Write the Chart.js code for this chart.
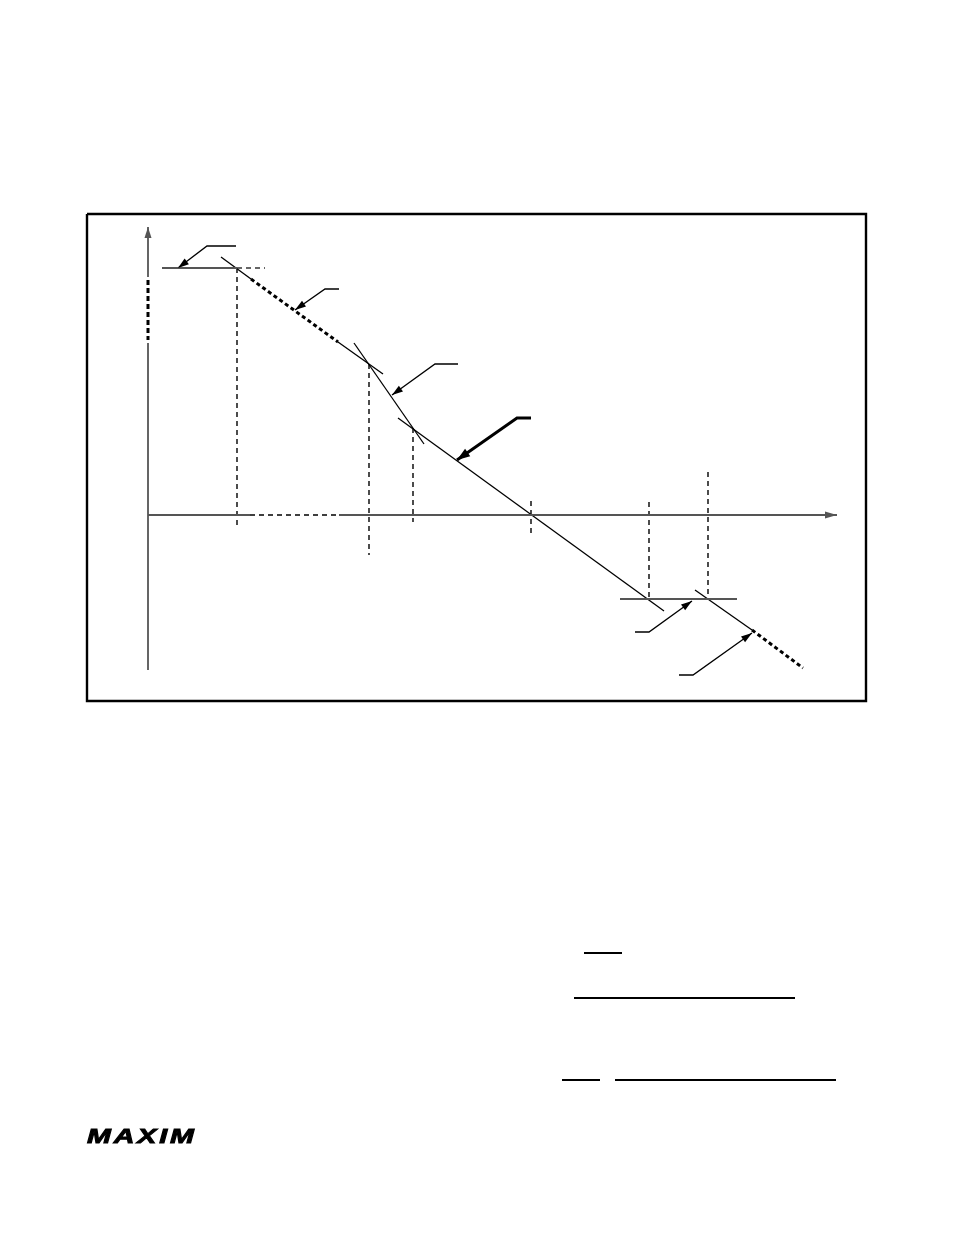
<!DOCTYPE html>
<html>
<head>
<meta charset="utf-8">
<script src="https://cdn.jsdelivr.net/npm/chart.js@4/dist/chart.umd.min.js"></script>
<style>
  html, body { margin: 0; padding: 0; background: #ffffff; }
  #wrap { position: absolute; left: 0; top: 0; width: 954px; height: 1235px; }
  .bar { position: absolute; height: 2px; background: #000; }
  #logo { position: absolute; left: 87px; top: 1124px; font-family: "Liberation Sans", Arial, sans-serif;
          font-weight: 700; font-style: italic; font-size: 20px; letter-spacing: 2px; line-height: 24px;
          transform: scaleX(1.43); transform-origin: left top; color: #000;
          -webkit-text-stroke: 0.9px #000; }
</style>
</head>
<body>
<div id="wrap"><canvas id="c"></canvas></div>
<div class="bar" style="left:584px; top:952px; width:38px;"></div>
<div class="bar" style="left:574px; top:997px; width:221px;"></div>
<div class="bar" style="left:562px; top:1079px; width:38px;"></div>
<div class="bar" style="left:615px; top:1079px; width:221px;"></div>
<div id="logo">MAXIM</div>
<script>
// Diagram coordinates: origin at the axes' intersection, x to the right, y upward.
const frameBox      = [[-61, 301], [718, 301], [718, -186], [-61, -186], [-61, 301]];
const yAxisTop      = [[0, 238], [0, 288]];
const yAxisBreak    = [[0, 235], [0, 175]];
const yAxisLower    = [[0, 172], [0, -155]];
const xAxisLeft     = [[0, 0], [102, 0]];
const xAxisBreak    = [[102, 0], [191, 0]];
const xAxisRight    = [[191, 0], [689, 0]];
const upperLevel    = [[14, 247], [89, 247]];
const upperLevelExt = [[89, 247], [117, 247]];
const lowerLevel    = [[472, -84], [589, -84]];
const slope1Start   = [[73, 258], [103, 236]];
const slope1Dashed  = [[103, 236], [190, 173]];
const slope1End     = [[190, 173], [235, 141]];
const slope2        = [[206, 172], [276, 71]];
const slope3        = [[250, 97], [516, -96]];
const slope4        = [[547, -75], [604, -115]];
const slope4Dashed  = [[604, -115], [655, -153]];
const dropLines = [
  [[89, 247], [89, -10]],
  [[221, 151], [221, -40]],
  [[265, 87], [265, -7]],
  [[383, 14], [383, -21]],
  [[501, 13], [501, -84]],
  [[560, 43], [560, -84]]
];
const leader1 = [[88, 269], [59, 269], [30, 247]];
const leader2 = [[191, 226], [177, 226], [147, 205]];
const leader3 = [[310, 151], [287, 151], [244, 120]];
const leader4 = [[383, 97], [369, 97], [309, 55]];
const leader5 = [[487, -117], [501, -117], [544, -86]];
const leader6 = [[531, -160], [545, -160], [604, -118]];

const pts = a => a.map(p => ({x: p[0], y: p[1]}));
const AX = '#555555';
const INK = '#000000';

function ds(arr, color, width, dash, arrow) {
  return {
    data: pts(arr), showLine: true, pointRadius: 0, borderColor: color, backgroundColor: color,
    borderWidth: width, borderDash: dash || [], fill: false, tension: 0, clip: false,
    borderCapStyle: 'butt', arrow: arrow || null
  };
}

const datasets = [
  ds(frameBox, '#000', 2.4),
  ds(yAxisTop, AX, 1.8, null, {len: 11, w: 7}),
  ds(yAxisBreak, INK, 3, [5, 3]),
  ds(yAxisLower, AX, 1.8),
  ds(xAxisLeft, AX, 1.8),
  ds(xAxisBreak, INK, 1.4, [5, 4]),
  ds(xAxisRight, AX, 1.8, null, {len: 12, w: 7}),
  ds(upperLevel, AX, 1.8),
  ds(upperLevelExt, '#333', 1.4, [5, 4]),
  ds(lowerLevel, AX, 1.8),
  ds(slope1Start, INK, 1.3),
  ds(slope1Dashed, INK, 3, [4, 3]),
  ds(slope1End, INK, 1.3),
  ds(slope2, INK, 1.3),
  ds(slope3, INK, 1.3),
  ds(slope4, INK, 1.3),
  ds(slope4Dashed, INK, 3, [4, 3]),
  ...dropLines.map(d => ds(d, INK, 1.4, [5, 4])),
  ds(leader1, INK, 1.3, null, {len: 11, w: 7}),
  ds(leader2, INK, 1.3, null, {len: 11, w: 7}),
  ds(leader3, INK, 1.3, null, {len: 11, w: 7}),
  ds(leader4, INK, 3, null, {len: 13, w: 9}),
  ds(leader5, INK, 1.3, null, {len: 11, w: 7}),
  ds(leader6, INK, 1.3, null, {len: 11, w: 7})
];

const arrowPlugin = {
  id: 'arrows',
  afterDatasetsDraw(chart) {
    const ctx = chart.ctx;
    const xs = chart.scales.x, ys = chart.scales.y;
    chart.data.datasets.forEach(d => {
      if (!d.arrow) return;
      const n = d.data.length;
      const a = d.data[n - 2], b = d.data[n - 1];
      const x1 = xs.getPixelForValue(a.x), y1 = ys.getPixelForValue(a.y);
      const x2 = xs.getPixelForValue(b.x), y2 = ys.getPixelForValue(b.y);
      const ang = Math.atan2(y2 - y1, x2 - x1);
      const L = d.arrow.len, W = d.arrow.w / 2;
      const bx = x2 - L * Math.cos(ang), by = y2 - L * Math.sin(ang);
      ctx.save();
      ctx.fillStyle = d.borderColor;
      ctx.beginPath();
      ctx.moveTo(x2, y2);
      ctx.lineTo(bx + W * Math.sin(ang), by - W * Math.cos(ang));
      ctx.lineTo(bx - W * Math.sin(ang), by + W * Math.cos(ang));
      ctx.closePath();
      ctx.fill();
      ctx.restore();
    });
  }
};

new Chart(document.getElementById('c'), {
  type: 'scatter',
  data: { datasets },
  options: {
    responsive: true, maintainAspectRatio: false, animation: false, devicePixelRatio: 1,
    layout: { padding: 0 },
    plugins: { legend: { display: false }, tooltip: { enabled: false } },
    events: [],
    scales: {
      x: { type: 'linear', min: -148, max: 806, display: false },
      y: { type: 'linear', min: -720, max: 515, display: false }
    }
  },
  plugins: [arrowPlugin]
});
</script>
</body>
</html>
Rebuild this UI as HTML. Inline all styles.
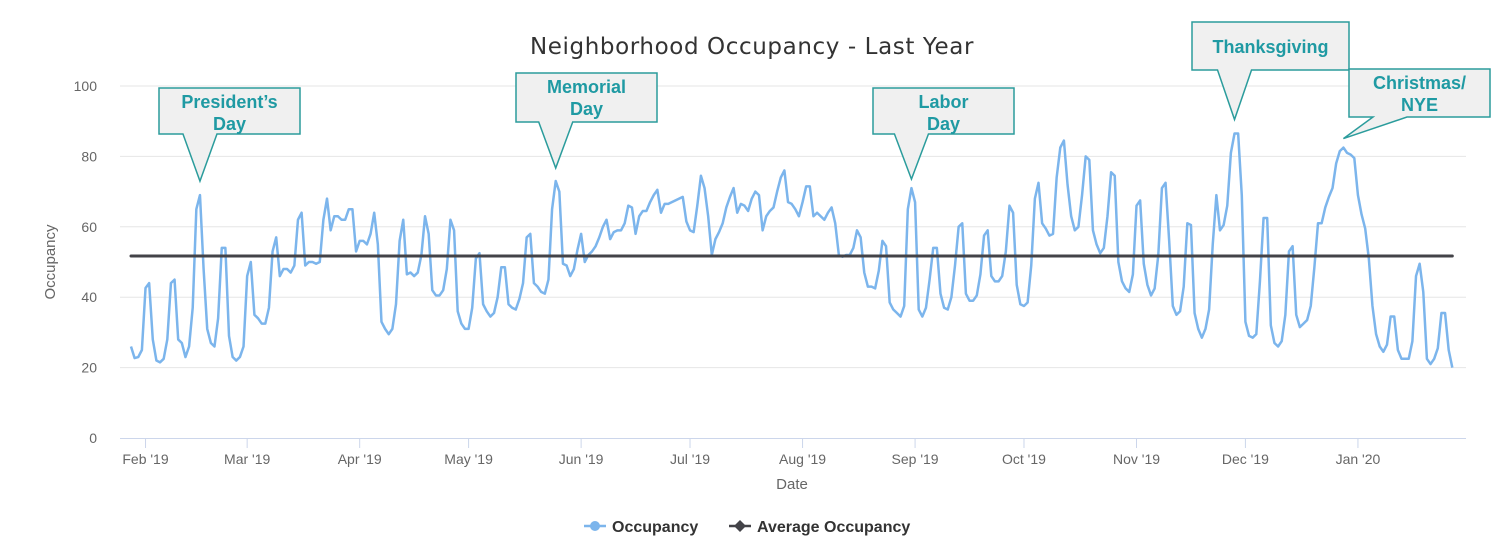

+ + + +

**Instructions to follow**
What you return should match the records above word for word, minus the pictures.

**Exercise output**
Write the Chart.js code for this chart.
<!DOCTYPE html>
<html>
<head>
<meta charset="utf-8">
<script src="https://cdn.jsdelivr.net/npm/chart.js@4/dist/chart.umd.min.js"></script>
<style>
  html, body { margin: 0; padding: 0; background: #ffffff; }
  #wrap { position: absolute; left: 0; top: 0; width: 954px; height: 1235px; }
  .bar { position: absolute; height: 2px; background: #000; }
  #logo { position: absolute; left: 87px; top: 1124px; font-family: "Liberation Sans", Arial, sans-serif;
          font-weight: 700; font-style: italic; font-size: 20px; letter-spacing: 2px; line-height: 24px;
          transform: scaleX(1.43); transform-origin: left top; color: #000;
          -webkit-text-stroke: 0.9px #000; }
</style>
</head>
<body>
<div id="wrap"><canvas id="c"></canvas></div>
<div class="bar" style="left:584px; top:952px; width:38px;"></div>
<div class="bar" style="left:574px; top:997px; width:221px;"></div>
<div class="bar" style="left:562px; top:1079px; width:38px;"></div>
<div class="bar" style="left:615px; top:1079px; width:221px;"></div>
<div id="logo">MAXIM</div>
<script>
// Diagram coordinates: origin at the axes' intersection, x to the right, y upward.
const frameBox      = [[-61, 301], [718, 301], [718, -186], [-61, -186], [-61, 301]];
const yAxisTop      = [[0, 238], [0, 288]];
const yAxisBreak    = [[0, 235], [0, 175]];
const yAxisLower    = [[0, 172], [0, -155]];
const xAxisLeft     = [[0, 0], [102, 0]];
const xAxisBreak    = [[102, 0], [191, 0]];
const xAxisRight    = [[191, 0], [689, 0]];
const upperLevel    = [[14, 247], [89, 247]];
const upperLevelExt = [[89, 247], [117, 247]];
const lowerLevel    = [[472, -84], [589, -84]];
const slope1Start   = [[73, 258], [103, 236]];
const slope1Dashed  = [[103, 236], [190, 173]];
const slope1End     = [[190, 173], [235, 141]];
const slope2        = [[206, 172], [276, 71]];
const slope3        = [[250, 97], [516, -96]];
const slope4        = [[547, -75], [604, -115]];
const slope4Dashed  = [[604, -115], [655, -153]];
const dropLines = [
  [[89, 247], [89, -10]],
  [[221, 151], [221, -40]],
  [[265, 87], [265, -7]],
  [[383, 14], [383, -21]],
  [[501, 13], [501, -84]],
  [[560, 43], [560, -84]]
];
const leader1 = [[88, 269], [59, 269], [30, 247]];
const leader2 = [[191, 226], [177, 226], [147, 205]];
const leader3 = [[310, 151], [287, 151], [244, 120]];
const leader4 = [[383, 97], [369, 97], [309, 55]];
const leader5 = [[487, -117], [501, -117], [544, -86]];
const leader6 = [[531, -160], [545, -160], [604, -118]];

const pts = a => a.map(p => ({x: p[0], y: p[1]}));
const AX = '#555555';
const INK = '#000000';

function ds(arr, color, width, dash, arrow) {
  return {
    data: pts(arr), showLine: true, pointRadius: 0, borderColor: color, backgroundColor: color,
    borderWidth: width, borderDash: dash || [], fill: false, tension: 0, clip: false,
    borderCapStyle: 'butt', arrow: arrow || null
  };
}

const datasets = [
  ds(frameBox, '#000', 2.4),
  ds(yAxisTop, AX, 1.8, null, {len: 11, w: 7}),
  ds(yAxisBreak, INK, 3, [5, 3]),
  ds(yAxisLower, AX, 1.8),
  ds(xAxisLeft, AX, 1.8),
  ds(xAxisBreak, INK, 1.4, [5, 4]),
  ds(xAxisRight, AX, 1.8, null, {len: 12, w: 7}),
  ds(upperLevel, AX, 1.8),
  ds(upperLevelExt, '#333', 1.4, [5, 4]),
  ds(lowerLevel, AX, 1.8),
  ds(slope1Start, INK, 1.3),
  ds(slope1Dashed, INK, 3, [4, 3]),
  ds(slope1End, INK, 1.3),
  ds(slope2, INK, 1.3),
  ds(slope3, INK, 1.3),
  ds(slope4, INK, 1.3),
  ds(slope4Dashed, INK, 3, [4, 3]),
  ...dropLines.map(d => ds(d, INK, 1.4, [5, 4])),
  ds(leader1, INK, 1.3, null, {len: 11, w: 7}),
  ds(leader2, INK, 1.3, null, {len: 11, w: 7}),
  ds(leader3, INK, 1.3, null, {len: 11, w: 7}),
  ds(leader4, INK, 3, null, {len: 13, w: 9}),
  ds(leader5, INK, 1.3, null, {len: 11, w: 7}),
  ds(leader6, INK, 1.3, null, {len: 11, w: 7})
];

const arrowPlugin = {
  id: 'arrows',
  afterDatasetsDraw(chart) {
    const ctx = chart.ctx;
    const xs = chart.scales.x, ys = chart.scales.y;
    chart.data.datasets.forEach(d => {
      if (!d.arrow) return;
      const n = d.data.length;
      const a = d.data[n - 2], b = d.data[n - 1];
      const x1 = xs.getPixelForValue(a.x), y1 = ys.getPixelForValue(a.y);
      const x2 = xs.getPixelForValue(b.x), y2 = ys.getPixelForValue(b.y);
      const ang = Math.atan2(y2 - y1, x2 - x1);
      const L = d.arrow.len, W = d.arrow.w / 2;
      const bx = x2 - L * Math.cos(ang), by = y2 - L * Math.sin(ang);
      ctx.save();
      ctx.fillStyle = d.borderColor;
      ctx.beginPath();
      ctx.moveTo(x2, y2);
      ctx.lineTo(bx + W * Math.sin(ang), by - W * Math.cos(ang));
      ctx.lineTo(bx - W * Math.sin(ang), by + W * Math.cos(ang));
      ctx.closePath();
      ctx.fill();
      ctx.restore();
    });
  }
};

new Chart(document.getElementById('c'), {
  type: 'scatter',
  data: { datasets },
  options: {
    responsive: true, maintainAspectRatio: false, animation: false, devicePixelRatio: 1,
    layout: { padding: 0 },
    plugins: { legend: { display: false }, tooltip: { enabled: false } },
    events: [],
    scales: {
      x: { type: 'linear', min: -148, max: 806, display: false },
      y: { type: 'linear', min: -720, max: 515, display: false }
    }
  },
  plugins: [arrowPlugin]
});
</script>
</body>
</html>
Rebuild this UI as HTML. Inline all styles.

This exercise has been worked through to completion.